Electrically Triggered Flash Lamps

In 1899, an electrically triggered flash lamp was developed, allowing flash powder to be ignited remotely using batteries and a fuse wire. While this improved convenience and safety, flash powder remained dangerous and was gradually replaced by more controlled technologies.

Flashbulbs

Flashbulbs represented a major advance in photographic lighting. First manufactured commercially in 1929, flashbulbs enclosed a magnesium or zirconium filament within a glass bulb filled with oxygen. When electrically ignited, the filament burned intensely, producing a bright flash.
Flashbulbs were single-use devices and became extremely hot after firing, but enclosing the reaction within glass significantly reduced the risk of explosion. Later versions were coated with plastic films to maintain structural integrity if the glass shattered.
Flashbulbs produced a relatively long burst of light compared to modern electronic flashes, requiring careful synchronisation with the camera shutter. Early cameras used slower shutter speeds to ensure the shutter remained open long enough to capture the full flash output. Different synchronisation standards, such as M, FP, and X sync, were developed to address ignition delays and allow higher shutter speeds.
Notable examples included the widely used Press 25 flashbulb of the 1960s, capable of producing peak light output of around one million lumens. Smaller, faster-igniting bulbs such as the PF1 and AG1 were later introduced, reducing delay and cost while improving usability.

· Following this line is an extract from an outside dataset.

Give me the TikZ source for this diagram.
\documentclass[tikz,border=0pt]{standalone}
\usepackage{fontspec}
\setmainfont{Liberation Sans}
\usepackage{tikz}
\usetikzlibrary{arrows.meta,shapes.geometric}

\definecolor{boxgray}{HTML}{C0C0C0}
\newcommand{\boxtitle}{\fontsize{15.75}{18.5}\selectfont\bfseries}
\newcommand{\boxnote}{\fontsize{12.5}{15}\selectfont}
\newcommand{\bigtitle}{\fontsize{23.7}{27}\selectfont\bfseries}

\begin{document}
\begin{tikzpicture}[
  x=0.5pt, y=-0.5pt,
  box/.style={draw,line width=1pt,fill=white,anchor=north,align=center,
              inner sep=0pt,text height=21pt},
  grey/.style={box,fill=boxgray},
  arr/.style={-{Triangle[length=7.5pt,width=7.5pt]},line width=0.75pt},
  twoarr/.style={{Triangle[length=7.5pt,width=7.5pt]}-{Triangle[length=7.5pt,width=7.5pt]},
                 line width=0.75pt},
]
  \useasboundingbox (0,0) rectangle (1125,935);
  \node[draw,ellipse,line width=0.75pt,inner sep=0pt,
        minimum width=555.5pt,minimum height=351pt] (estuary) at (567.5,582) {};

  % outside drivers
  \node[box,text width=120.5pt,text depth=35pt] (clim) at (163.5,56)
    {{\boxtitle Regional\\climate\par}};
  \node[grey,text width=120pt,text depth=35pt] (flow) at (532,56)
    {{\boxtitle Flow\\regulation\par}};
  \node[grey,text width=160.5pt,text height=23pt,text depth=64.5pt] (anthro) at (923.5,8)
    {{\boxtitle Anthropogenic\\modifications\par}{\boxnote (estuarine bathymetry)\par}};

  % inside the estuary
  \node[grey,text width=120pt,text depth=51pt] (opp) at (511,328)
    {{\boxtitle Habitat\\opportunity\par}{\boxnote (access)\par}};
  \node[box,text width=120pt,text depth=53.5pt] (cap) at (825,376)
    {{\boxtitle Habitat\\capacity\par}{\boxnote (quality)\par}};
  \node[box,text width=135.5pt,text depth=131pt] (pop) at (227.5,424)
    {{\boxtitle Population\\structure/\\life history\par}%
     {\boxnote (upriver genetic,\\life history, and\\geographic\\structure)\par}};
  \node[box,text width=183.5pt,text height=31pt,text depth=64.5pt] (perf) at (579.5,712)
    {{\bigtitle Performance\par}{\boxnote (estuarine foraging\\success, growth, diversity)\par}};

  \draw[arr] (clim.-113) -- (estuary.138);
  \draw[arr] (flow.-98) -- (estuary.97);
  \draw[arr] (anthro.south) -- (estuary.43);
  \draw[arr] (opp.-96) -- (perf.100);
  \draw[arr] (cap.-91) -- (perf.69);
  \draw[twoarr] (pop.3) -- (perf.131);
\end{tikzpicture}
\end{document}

Flashcubes, Magicubes, and Flipflash

In the 1960s and 1970s, compact multi-bulb systems were developed for consumer cameras. The Flashcube, introduced in 1965, contained four flashbulbs mounted at right angles within a single unit. After each exposure, the cube rotated to bring a fresh bulb into position.
The Magicube retained the four-bulb design but eliminated the need for electrical power by using spring-loaded mechanical ignition. Each bulb was triggered by a small internal striker that ignited a primer, which then set off shredded zirconium foil.
The Flipflash provided ten flashbulbs arranged vertically. After half the bulbs were used, the unit was flipped over to access the remaining flashes. The vertical design also helped reduce the red-eye effect by increasing the distance between the flash and the camera lens.
These systems dominated amateur photography until the widespread adoption of electronic flash technology.

Electronic Flash

The modern electronic flash was introduced in 1931 by Harold Eugene Edgerton. Using a gas-filled flash tube, electronic flashes could reach full brightness almost instantaneously and emit light for extremely short durations. This innovation enabled high-speed photography, including iconic images such as a bullet piercing an apple.
Electronic flash units, often referred to as strobes, gradually replaced flashbulbs due to their reusability, reliability, and precise control. By the mid-1970s, electronic flashes had become standard in most photographic applications.
Electronic flashes store energy in capacitors and release it through a flash tube when triggered. The intensity and duration of the flash can be controlled electronically, allowing photographers to fine-tune exposure and lighting effects.

Synchronisation and Exposure Control

Flash synchronisation ensures that the flash fires when the camera’s shutter is fully open. Most cameras have a maximum flash sync speed, beyond which part of the image sensor would be obscured by the shutter curtains. Advanced techniques such as high-speed synchronisation allow flashes to be used at faster shutter speeds by emitting a rapid series of lower-intensity pulses.
Because flash duration is often much shorter than shutter speed, the flash itself effectively determines exposure for illuminated subjects. This allows photographers to combine flash with ambient light creatively, balancing foreground and background brightness.

Applications and Significance

Photographic flash is used across a wide range of fields, including portrait photography, photojournalism, scientific imaging, and cinematography. Its ability to control light independently of ambient conditions makes it a powerful creative and technical tool.
In addition to freezing motion and improving exposure, flash can shape light direction, emphasise textures, and alter mood. Techniques such as bounce flash, fill flash, and off-camera lighting expand its versatility.